Piet moet echter handelen als een voorzichtig en redelijk persoon en kan zijn stemrecht niet misbruiken. Karel, als blote eigenaar, heeft hierbij het informatierecht en vraagrecht, wat hem toelaat om de nodige informatie over de gang van zaken binnen de vennootschap te verkrijgen.

Over de vraag wie aanwezig mag zijn op de algemene vergadering bestaat wel enige discussie. De meerderheid van de rechtsleer stelt dat zowel de vruchtgebruiker als de blote eigenaar aanwezig mogen zijn, zodat de blote eigenaar zijn controle- en informatierecht kan uitoefenen. Een minderheid is echter van mening dat de blote eigenaar geen recht heeft op aanwezigheid.

Vermogensrechten

Wanneer de algemene vergadering beslist tot uitkering van een dividend tijdens de duur van het vruchtgebruik, komen de gewone dividenden toe aan Piet als vruchtgebruiker. Deze dividenden worden als vruchten beschouwd, en dus heeft Piet hierop recht.

Echter, als de vennootschap beslist om winsten te reserveren in de vorm van liquidatiereserves, dan krijgen deze winsten een kapitaalstatus. In dat geval komen deze in principe toe aan de blote eigenaar, Karel.

Mogelijke oplossingen voor rechtsonzekerheid

Hoewel de begrippen ‘vruchten’ en ‘opbrengsten’ dwingend recht zijn, is het toch mogelijk om in de statuten, een overeenkomst, een schenking of een testament specifieke afspraken te maken over de verdeling van deze rechten. Dit kan nuttig zijn om discussies of rechtsonzekerheid te vermijden.
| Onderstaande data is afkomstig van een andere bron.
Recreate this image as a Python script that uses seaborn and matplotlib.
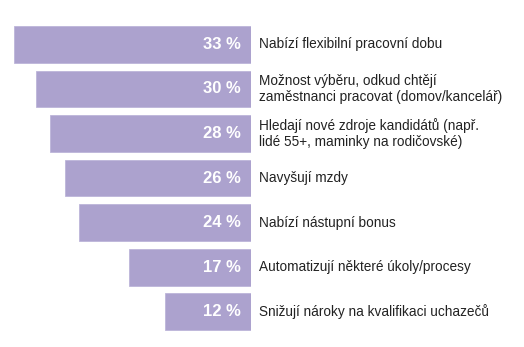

Een andere veelgebruikte oplossing in de praktijk is het inbrengen van aandelen in een maatschap, waarbij de aandelen van de maatschap worden geschonken met voorbehoud van vruchtgebruik. Dit zorgt ervoor dat bij uitkering van reserves deze binnen de maatschap blijven, en op de eerstvolgende algemene vergadering kan de maatschap deze uitkeren als winst aan de vruchtgebruiker.

Conclusie

Het vruchtgebruik op aandelen is een complex maar effectief instrument binnen familiale vermogensplanning. Zowel de regels van het WVV als het nieuwe goederenrecht bieden een kader, maar het blijft van essentieel belang om modaliteiten of afspraken zorgvuldig vast te leggen in statuten of overeenkomsten om rechtsonzekerheid te vermijden.